The purpose of the present blog post is to elaborate on a detail in the proof of lemma 1.2.11 of Tao’s book. In particular, it will be explained why  every closed dyadic cube $Q$ is contained in exactly one maximal cube $Q^{*}$, without reproducing the rest of the proof.

Introduce the notation $Q_{n,\mathbf{i}}=\overset{d}{\underset{k=1}{\times}}\left[\frac{i_k}{2^n},\frac{i_k+1}{2^n}\right]$ to indicate the dependence of closed dyadic cubes on $n\in\mathbb{N}\cup \left\{0\right\}$ and $\mathbf{i}=(i_1,i_2,\cdots, i_d)\in\mathbb{Z}^{d}$. For every $\mathbf{i}=(i_1,i_2,\cdots, i_d)\in\mathbb{Z}^{d}$ for which there exists a closed dyadic cube $Q_{n,\mathbf{i}}$ contained in $E$, choose the biggest closed dyadic cube $Q_{n,\mathbf{i}}$ in $E$, i.e. choose $n_0=\underset{n}{\min}\left\{n\in\mathbb{N}\cup \left\{0\right\}:Q_{n,\mathbf{i}}\in E\right\}$. It is now obvious that by having capped the cubes by a sidelength of 1, there exists a maximum cube $Q_{n_0,\mathbf{i}}$ among $\left\{Q_{n,\mathbf{i}}\in E:n\in\mathbb{N}\cup \left\{0\right\}\right\}$, which is a maximal cube among those contained in $E$.

What is left to show is that every closed dyadic cube $Q$ can’t be contained in two or more maximal cubes.
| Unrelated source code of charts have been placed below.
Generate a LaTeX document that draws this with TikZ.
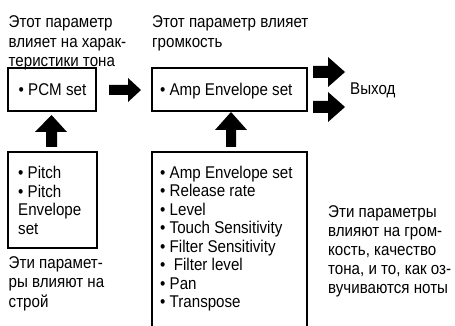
\documentclass[tikz,border=0pt]{standalone}
\usepackage{fontspec}
\setmainfont{Liberation Sans}[FakeStretch=0.89]
\begin{document}
\begin{tikzpicture}[x=1pt,y=-1pt,
  every node/.style={font=\fontsize{17}{19.5}\selectfont},
  box/.style={draw,line width=2pt,inner sep=0pt},
  lbl/.style={anchor=base west,align=left,inner sep=0pt},
  blk/.style={fill=black,draw=none}]
\useasboundingbox (0,0) rectangle (455,326);
\begin{scope}
\clip (0,0) rectangle (455,326);
% top labels (base anchor = baseline of the last line)
\node[lbl] (t1) at (8.5,66.7) {Этот параметр\\влияет на харак-\\теристики тона};
\node[lbl] (t2) at (152,47.4) {Этот параметр влияет\\громкость};
% main boxes
\node[box,minimum width=88pt,minimum height=43pt] (pcm) at (52.3,89.6) {};
\node[anchor=base,inner sep=0pt] (pcmt) at (52.5,96) {• PCM set};
\node[box,minimum width=155.5pt,minimum height=43pt] (amp) at (229.5,89.6) {};
\node[anchor=base,inner sep=0pt] (ampt) at (226.3,96) {• Amp Envelope set};
% lower boxes
\node[box,minimum width=88.5pt,minimum height=96pt] (pitch) at (52.4,200) {};
\node[lbl,font=\fontsize{17}{18.8}\selectfont] (pt) at (18,234.7) {• Pitch\\• Pitch\\Envelope\\set};
\node[box,minimum width=155.5pt,minimum height=200pt] (big) at (229.5,252) {};
\node[lbl,font=\fontsize{17}{18.45}\selectfont] (bt) at (160,307.5) {• Amp Envelope set\\• Release rate\\• Level\\• Touch Sensitivity\\• Filter Sensitivity\\•\ \ Filter level\\• Pan\\• Transpose};
\end{scope}
% bottom labels
\node[lbl,font=\fontsize{17}{19.4}\selectfont] (b1) at (8.5,307.1) {Эти парамет-\\ры влияют на\\строй};
\node[lbl,font=\fontsize{17}{19}\selectfont] (b2) at (328,293.5) {Эти параметры\\влияют на гром-\\кость, качество\\тона, и то, как оз-\\вучиваются ноты};
\node[anchor=base west,inner sep=0pt] (out) at (350,95) {Выход};
% block arrows
\fill[blk] (109,85) -- (128,85) -- (128,78) -- (141,90) -- (128,102) -- (128,95) -- (109,95) -- cycle;
\fill[blk] (46,147) -- (46,132) -- (35,132) -- (51.5,115) -- (67,132) -- (57,132) -- (57,147) -- cycle;
\fill[blk] (226,147) -- (226,130) -- (215,130) -- (231,112) -- (247,130) -- (236,130) -- (236,147) -- cycle;
\fill[blk] (313,66) -- (328,66) -- (328,57) -- (345,72) -- (328,87) -- (328,78) -- (313,78) -- cycle;
\fill[blk] (313,101) -- (328,101) -- (328,92) -- (345,107) -- (328,122) -- (328,113) -- (313,113) -- cycle;
\end{tikzpicture}
\end{document}
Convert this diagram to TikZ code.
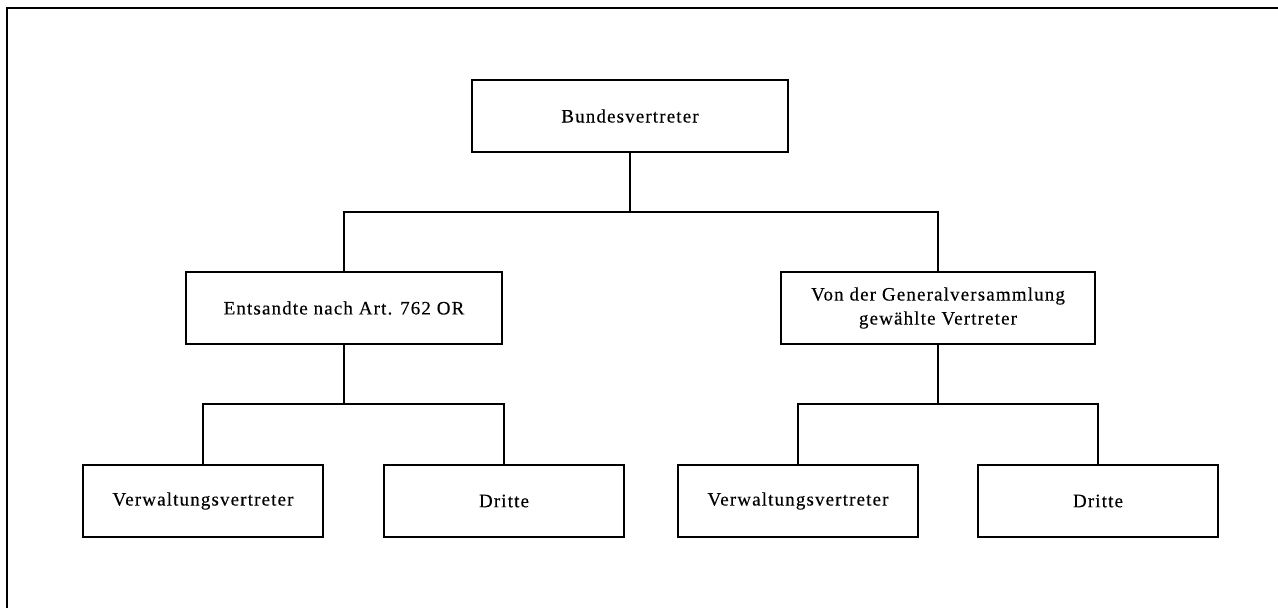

Assume that $Q$ is contained in two distinct maximal cubes $Q^*$ and $Q^{**}$, i.e. $Q\subseteq Q^*$ and $Q\subseteq Q^{**}$ with $Q^*\neq Q^{**}$. The dyadic nesting property then leads to the contradiction $Q^*\subseteq Q^{**}$ or $Q^{**}\subseteq Q^*$ for the maximal cubes $Q^*$ and $Q^{**}$, since $Q\subseteq Q^*$ and $Q\subseteq Q^{**}$ excludes the possibility of $Q^*$ and $Q^{**}$ being almost disjoint.